LONDON (Reuters) - The boss of London’s Heathrow Airport said on Tuesday that construction of its new runway would go ahead despite incoming Prime Minister Boris Johnson’s long-standing opposition to the expansion of Britain’s biggest airport.
Johnson, whose west London constituency is near the airport, pledged in 2015 to lie down in front of the bulldozers to stop construction of a third runway at Heathrow.
“Things have moved on a long way since he made those comments,” Heathrow Chief Executive John Holland-Kaye told Reuters, adding he was not worried about a change of policy under the new prime minister.
“We’ve had the government decision and then the vote in parliament by 4 to 1. This is now political reality - it’s the will of parliament and so we’re getting on with it.”
Lawmakers voted strongly in favour of building a new runway in June 2018, paving the way for the airport’s expansion after decades of delays and policy U-turns.
Johnson missed that vote as he was in Afghanistan on a trip as Foreign Secretary. His critics questioned the timing of the visit.

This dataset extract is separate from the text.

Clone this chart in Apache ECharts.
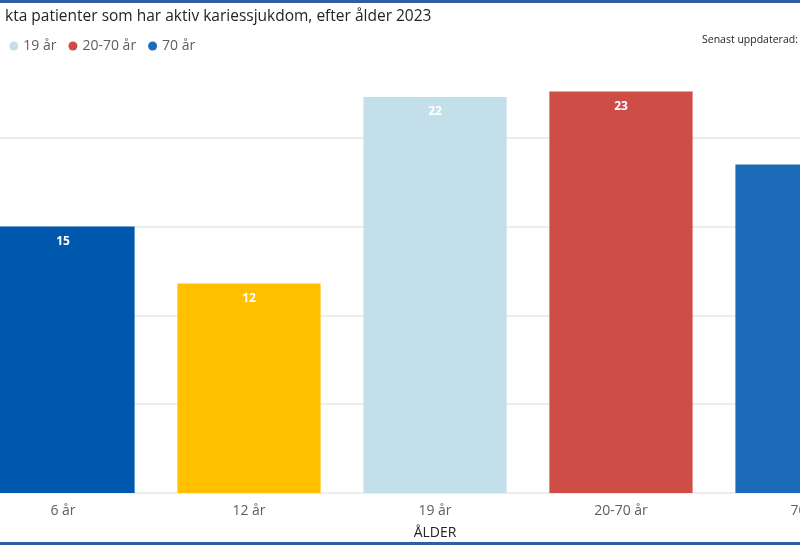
<!DOCTYPE html>
<html>
<head>
<meta charset="utf-8">
<script src="https://cdn.jsdelivr.net/npm/echarts@6/dist/echarts.min.js"></script>
<style>html,body{margin:0;padding:0;background:#fff;}#c{width:800px;height:547px;}</style>
</head>
<body>
<div id="c"></div>
<script>
const categories = ['6 år', '12 år', '19 år', '20-70 år', '70 år'];
const values = [15.0, 11.8, 22.3, 22.6, 18.5];
const colors = ['#0058AD', '#FFC000', '#C3DFEA', '#CF4D47', '#1C6BB8'];
const titleText = 'kta patienter som har aktiv kariessjukdom, efter ålder 2023';
const updatedText = 'Senast uppdaterad:';
const FONT = '"Segoe UI", "Open Sans", "Noto Sans", sans-serif';

const chart = echarts.init(document.getElementById('c'), null, {renderer: 'canvas'});
const series = categories.map((c, i) => ({
  name: c,
  type: 'bar',
  stack: 'all',
  barWidth: '77%',
  itemStyle: {color: colors[i]},
  data: categories.map((_, j) => j === i ? values[i] : null),
  label: {
    show: true, position: 'insideTop', distance: 9,
    color: '#fff', fontWeight: 'bold', fontSize: 12, fontFamily: FONT,
    formatter: p => Math.round(p.value)
  }
}));

chart.setOption({
  animation: false,
  textStyle: {fontFamily: FONT},
  title: {
    text: titleText, left: 0, top: 4,
    textStyle: {fontSize: 15.5, fontWeight: 'normal', color: '#252423', fontFamily: FONT}
  },
  legend: {
    data: categories, left: -106, top: 34, icon: 'circle',
    itemWidth: 9, itemHeight: 9, itemGap: 12,
    textStyle: {fontSize: 14, color: '#605E5C', fontFamily: FONT}
  },
  graphic: [
    {type: 'rect', left: 0, top: 0, shape: {width: 800, height: 3}, style: {fill: '#2F5FA0'}},
    {type: 'rect', left: 0, top: 542, shape: {width: 800, height: 3}, style: {fill: '#2F5FA0'}},
    {type: 'text', left: 702, top: 35, style: {text: updatedText, font: '10.5px ' + FONT, fill: '#252423'}}
  ],
  grid: {left: -30, width: 930, top: 49, bottom: 54, outerBoundsMode: 'none', containLabel: false},
  xAxis: {
    type: 'category', data: categories,
    axisLine: {show: false}, axisTick: {show: false},
    axisLabel: {fontSize: 14, color: '#605E5C', margin: 11, fontFamily: FONT},
    name: 'ÅLDER', nameLocation: 'middle', nameGap: 33,
    nameTextStyle: {fontSize: 14, color: '#252423', fontFamily: FONT}
  },
  yAxis: {
    type: 'value', min: 0, max: 25, interval: 5,
    axisLabel: {show: false}, axisLine: {show: false}, axisTick: {show: false},
    splitLine: {show: true, showMaxLine: false, lineStyle: {color: '#EDEDED', width: 2}}
  },
  series: series
});
</script>
</body>
</html>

In May, the High Court in London rejected a legal challenge by environmentalists and local councils to block the expansion. Johnson said the judgment was “not the end of the story” and that Heathrow had “a long way to go before they can meet the environmental standards demanded by law”.
Campaigners will renew their legal challenge against expansion after they won the right to appeal the May judgment on Monday.
Holland-Kaye said the legal challenge did not affect the timetable for expansion, which is expected to open in 2026.
“We’re very confident,” he said. “We’re not surprised that there should be leave to appeal, given that this is an important issue.
“We are cracking on and making this happen... It doesn’t change anything. It’s all part of our timetable.”
Holland-Kaye spoke after Heathrow, which is owned by Ferrovial (FER.MC), Qatar Investment Authority and China Investment Corporation among others, posted first-half revenues up 4% with a record 38.8 million passengers flying from the hub.